DATA EXCERPT:

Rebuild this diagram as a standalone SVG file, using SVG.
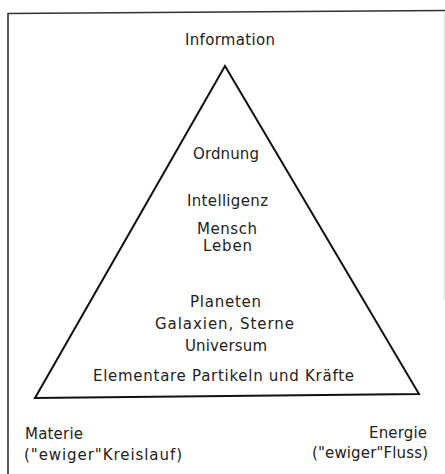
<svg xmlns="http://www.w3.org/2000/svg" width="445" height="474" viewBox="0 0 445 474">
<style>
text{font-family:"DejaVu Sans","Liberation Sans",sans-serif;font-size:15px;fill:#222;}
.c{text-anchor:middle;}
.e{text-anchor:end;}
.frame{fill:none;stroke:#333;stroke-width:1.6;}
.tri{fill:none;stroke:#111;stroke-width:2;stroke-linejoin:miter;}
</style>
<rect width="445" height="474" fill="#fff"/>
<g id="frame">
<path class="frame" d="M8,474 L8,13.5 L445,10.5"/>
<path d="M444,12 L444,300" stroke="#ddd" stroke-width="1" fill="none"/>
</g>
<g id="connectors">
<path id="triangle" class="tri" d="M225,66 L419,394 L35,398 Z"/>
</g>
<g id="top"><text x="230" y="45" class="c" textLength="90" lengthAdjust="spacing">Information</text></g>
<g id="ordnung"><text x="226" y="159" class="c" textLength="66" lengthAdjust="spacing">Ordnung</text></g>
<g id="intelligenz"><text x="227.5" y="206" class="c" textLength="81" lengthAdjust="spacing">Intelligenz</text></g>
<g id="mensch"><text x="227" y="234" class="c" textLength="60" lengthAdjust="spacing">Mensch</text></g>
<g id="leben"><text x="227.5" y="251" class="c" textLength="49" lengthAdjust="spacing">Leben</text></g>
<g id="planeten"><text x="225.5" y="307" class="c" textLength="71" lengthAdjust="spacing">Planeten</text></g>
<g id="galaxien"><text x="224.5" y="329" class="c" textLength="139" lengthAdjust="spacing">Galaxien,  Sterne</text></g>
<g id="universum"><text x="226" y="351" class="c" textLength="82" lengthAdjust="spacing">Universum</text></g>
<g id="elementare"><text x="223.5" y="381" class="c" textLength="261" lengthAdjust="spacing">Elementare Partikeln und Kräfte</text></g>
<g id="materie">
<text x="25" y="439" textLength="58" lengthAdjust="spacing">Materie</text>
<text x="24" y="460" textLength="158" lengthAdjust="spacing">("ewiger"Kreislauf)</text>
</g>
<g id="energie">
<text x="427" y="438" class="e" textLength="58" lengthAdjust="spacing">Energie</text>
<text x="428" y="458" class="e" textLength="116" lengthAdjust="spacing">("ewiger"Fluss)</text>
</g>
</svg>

WHAT THE TASK REQUIRES:
Using the material above, return every line exactly as it appears, minus the pictures.

IN RESPONSE:
Rebuild this diagram as a standalone SVG file, using SVG.
<svg xmlns="http://www.w3.org/2000/svg" width="445" height="474" viewBox="0 0 445 474">
<style>
text{font-family:"DejaVu Sans","Liberation Sans",sans-serif;font-size:15px;fill:#222;}
.c{text-anchor:middle;}
.e{text-anchor:end;}
.frame{fill:none;stroke:#333;stroke-width:1.6;}
.tri{fill:none;stroke:#111;stroke-width:2;stroke-linejoin:miter;}
</style>
<rect width="445" height="474" fill="#fff"/>
<g id="frame">
<path class="frame" d="M8,474 L8,13.5 L445,10.5"/>
<path d="M444,12 L444,300" stroke="#ddd" stroke-width="1" fill="none"/>
</g>
<g id="connectors">
<path id="triangle" class="tri" d="M225,66 L419,394 L35,398 Z"/>
</g>
<g id="top"><text x="230" y="45" class="c" textLength="90" lengthAdjust="spacing">Information</text></g>
<g id="ordnung"><text x="226" y="159" class="c" textLength="66" lengthAdjust="spacing">Ordnung</text></g>
<g id="intelligenz"><text x="227.5" y="206" class="c" textLength="81" lengthAdjust="spacing">Intelligenz</text></g>
<g id="mensch"><text x="227" y="234" class="c" textLength="60" lengthAdjust="spacing">Mensch</text></g>
<g id="leben"><text x="227.5" y="251" class="c" textLength="49" lengthAdjust="spacing">Leben</text></g>
<g id="planeten"><text x="225.5" y="307" class="c" textLength="71" lengthAdjust="spacing">Planeten</text></g>
<g id="galaxien"><text x="224.5" y="329" class="c" textLength="139" lengthAdjust="spacing">Galaxien,  Sterne</text></g>
<g id="universum"><text x="226" y="351" class="c" textLength="82" lengthAdjust="spacing">Universum</text></g>
<g id="elementare"><text x="223.5" y="381" class="c" textLength="261" lengthAdjust="spacing">Elementare Partikeln und Kräfte</text></g>
<g id="materie">
<text x="25" y="439" textLength="58" lengthAdjust="spacing">Materie</text>
<text x="24" y="460" textLength="158" lengthAdjust="spacing">("ewiger"Kreislauf)</text>
</g>
<g id="energie">
<text x="427" y="438" class="e" textLength="58" lengthAdjust="spacing">Energie</text>
<text x="428" y="458" class="e" textLength="116" lengthAdjust="spacing">("ewiger"Fluss)</text>
</g>
</svg>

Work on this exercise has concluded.